Note that Helios Towers serves an average of three MNOs in each of the nine countries where it operates. The company estimates that MNOs in those countries collectively still own and operate about 26,500 towers offering further acquisition opportunities, particularly in South Africa, Senegal, and Oman.
Revenue for 1H23 increased by 32 percent YoY to $350 million driven by strong organic tenancy growth, acquisitions in Malawi and Oman, and contractual price escalators. Organic revenue was up 18 percent YoY, with nine percent coming from tenancy growth and nine percent due to power pass-through charges and inflation-indexed escalators. 1H23 Adjusted EBITDA increased by 28 percent YoY to $174 million mainly driven by tenancy growth.

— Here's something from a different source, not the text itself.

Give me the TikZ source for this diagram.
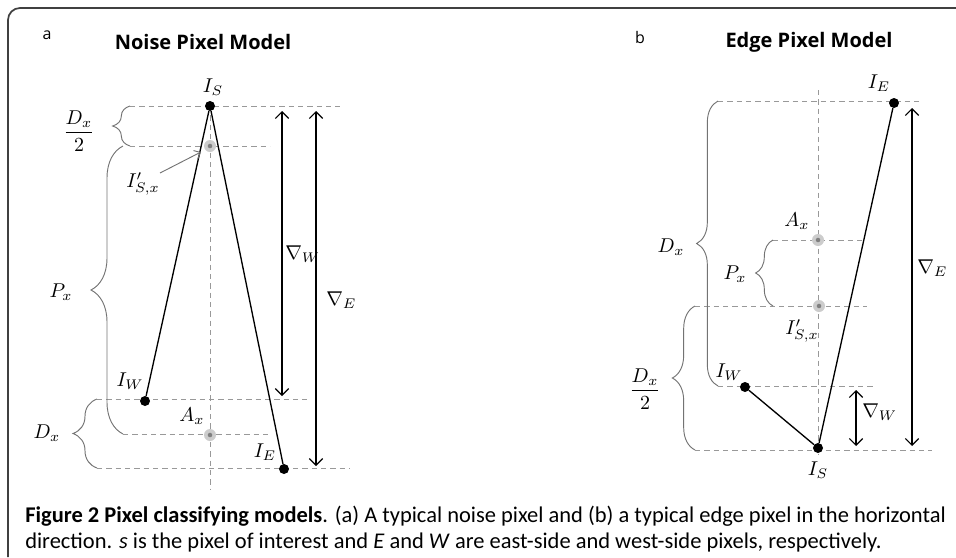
\documentclass[tikz,border=0pt]{standalone}
\usepackage{fontspec}
\setsansfont{Open Sans}
\newfontfamily\capfont{Carlito}
\usetikzlibrary{arrows.meta,decorations.pathreplacing}
\newcommand\mlab[1]{\scalebox{1.5}{$#1$}}
\begin{document}
\begin{tikzpicture}[x=0.75pt,y=-0.75pt,
  dot/.style={circle,fill=black,inner sep=0pt,minimum size=7.5pt},
  gpt/.style={circle,fill=black!20,inner sep=0pt,minimum size=9pt,
    path picture={\fill[black!50] (path picture bounding box.center) circle (1.7pt);}},
  guide/.style={black!40,line width=0.6pt,dash pattern=on 4pt off 3pt},
  wire/.style={line width=1pt},
  dim/.style={line width=0.9pt,{Straight Barb[length=5pt,width=10pt]}-{Straight Barb[length=5pt,width=10pt]}},
  brc/.style={black!55,line width=0.7pt,decorate,decoration={brace,amplitude=#1}},
  lab/.style={inner sep=0pt,font=\fontsize{10}{12}\selectfont},
  ttl/.style={inner sep=0pt,font=\sffamily\bfseries\fontsize{15}{18}\selectfont},
  pnl/.style={inner sep=0pt,font=\sffamily\fontsize{12}{14}\selectfont},
  capt/.style={inner sep=0pt,anchor=base west,font=\capfont\fontsize{16.85}{20}\selectfont}]
\useasboundingbox (0,0) rectangle (956,557);
% frame
\draw[black!75,line width=1.3pt,rounded corners=9pt] (8,557) -- (8,8) -- (956,8);

% ---------------- panel a ----------------
\node[pnl] (la) at (47,35) {a};
\node[ttl] (ta) at (203,42) {Noise Pixel Model};
% guides
\draw[guide] (210,106) -- (210,490);
\draw[guide] (130,106) -- (340,106);
\draw[guide] (130,146) -- (270,146);
\draw[guide] (97,399) -- (307,399);
\draw[guide] (123,434) -- (270,434);
\draw[guide] (97,468) -- (350,468);
% points
\node[gpt] (aSx) at (210,146) {};
\node[gpt] (aA) at (210,435) {};
\node[dot] (aS) at (210,106) {};
\node[dot] (aW) at (145,401) {};
\node[dot] (aE) at (284,469) {};
\draw[wire] (aS) -- (aW);
\draw[wire] (aS) -- (aE);
% labels
\node[lab] (aSl) at (213,87) {\mlab{I_S}};
\node[lab] (aWl) at (130,381) {\mlab{I_W}};
\node[lab] (aEl) at (265,452) {\mlab{I_E}};
\node[lab] (aAl) at (192,416) {\mlab{A_x}};
\node[lab] (aSxl) at (143,184) {\mlab{I^{\prime}_{S,x}}};
\draw[black!55,line width=0.7pt,-{Straight Barb[length=4pt,width=7pt]}] (160,173) -- (201,152);
% dimension arrows
\coordinate (aW1) at (282,111);
\coordinate (aW2) at (282,396);
\coordinate (aE1) at (316,111);
\coordinate (aE2) at (316,466);
\draw[dim] (aW1) -- (aW2);
\draw[dim] (aE1) -- (aE2);
\node[lab,anchor=west] (aGW) at (285,254) {\mlab{\nabla_{W}}};
\node[lab,anchor=west] (aGE) at (326,300) {\mlab{\nabla_{E}}};
% braces
\draw[brc=13pt] (130,146) -- (130,106);
\node[lab] (aD2) at (79,131) {\mlab{\displaystyle\frac{D_x}{2}}};
\draw[brc=24pt] (123,434) -- (123,146);
\node[lab] (aP) at (61,292) {\mlab{P_x}};
\draw[brc=18pt] (97,468) -- (97,399);
\node[lab] (aD) at (47,433) {\mlab{D_x}};

% ---------------- panel b ----------------
\node[pnl] (lb) at (640,37) {b};
\node[ttl] (tb) at (809,42) {Edge Pixel Model};
% guides
\draw[guide] (818,90) -- (818,455);
\draw[guide] (718,101) -- (923,101);
\draw[guide] (773,240) -- (862,240);
\draw[guide] (695,306) -- (867,306);
\draw[guide] (718,386) -- (875,386);
\draw[guide] (695,450) -- (932,450);
% points
\node[gpt] (bA) at (818,240) {};
\node[gpt] (bSx) at (819,306) {};
\node[dot] (bE) at (894,103) {};
\node[dot] (bW) at (745,387) {};
\node[dot] (bS) at (818,448) {};
\draw[wire] (bW) -- (bS);
\draw[wire] (bS) -- (bE);
% labels
\node[lab] (bEl) at (879,83) {\mlab{I_E}};
\node[lab] (bAl) at (797,221) {\mlab{A_x}};
\node[lab] (bSxl) at (802,331) {\mlab{I^{\prime}_{S,x}}};
\node[lab] (bWl) at (729,372) {\mlab{I_W}};
\node[lab] (bSl) at (818,470) {\mlab{I_S}};
% dimension arrows
\coordinate (bE1) at (912,108);
\coordinate (bE2) at (912,446);
\coordinate (bW1) at (856,390);
\coordinate (bW2) at (856,446);
\draw[dim] (bE1) -- (bE2);
\draw[dim] (bW1) -- (bW2);
\node[lab,anchor=west] (bGE) at (917,268) {\mlab{\nabla_{E}}};
\node[lab,anchor=west] (bGW) at (862,412) {\mlab{\nabla_{W}}};
% braces
\draw[brc=16pt] (718,386) -- (718,101);
\node[lab] (bD) at (671,247) {\mlab{D_x}};
\draw[brc=13pt] (773,306) -- (773,240);
\node[lab] (bP) at (735,274) {\mlab{P_x}};
\draw[brc=17pt] (695,450) -- (695,306);
\node[lab] (bD2) at (645,389) {\mlab{\displaystyle\frac{D_x}{2}}};

% ---------------- caption ----------------
\node[capt] (c1) at (25,522) {\textbf{Figure 2 Pixel classifying models}. (a) A typical noise pixel and (b) a typical edge pixel in the horizontal};
\node[capt] (c2) at (25,548) {direction. \textit{s} is the pixel of interest and \textit{E} and \textit{W} are east-side and west-side pixels, respectively.};
\end{tikzpicture}
\end{document}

Management pointed out that its business is underpinned by long-term contracted revenues totaling $4.9 billion, up from $4.2 billion at the end of 1H22. Of that contracted revenue, 99 percent is with large multinational MNOs, with an average remaining contractual life of 7.1 years compared to 7.2 years in 1H22.
Tom Greenwood, Helios Towers CEO, comments, “The team also continues to make solid progress on our 2023 goals of acquisition integration, tenancy ratio expansion, accelerating Adjusted EBITDA growth and reducing net leverage.”
Helios Towers raised its full-year guidance on all metrics, reflecting strong 1H23 performance and a robust commercial pipeline. It expects new tenant additions of 1,900-2,100, with 40 percent on new sites, Adjusted EBITDA of $355-365 million and portfolio free cash flow of $235-245 million.
The company anticipates capital expenditure of $180-210 million, mainly for new tower builds and growth on existing towers, including $40 million of non-discretionary capex for maintenance and company operations.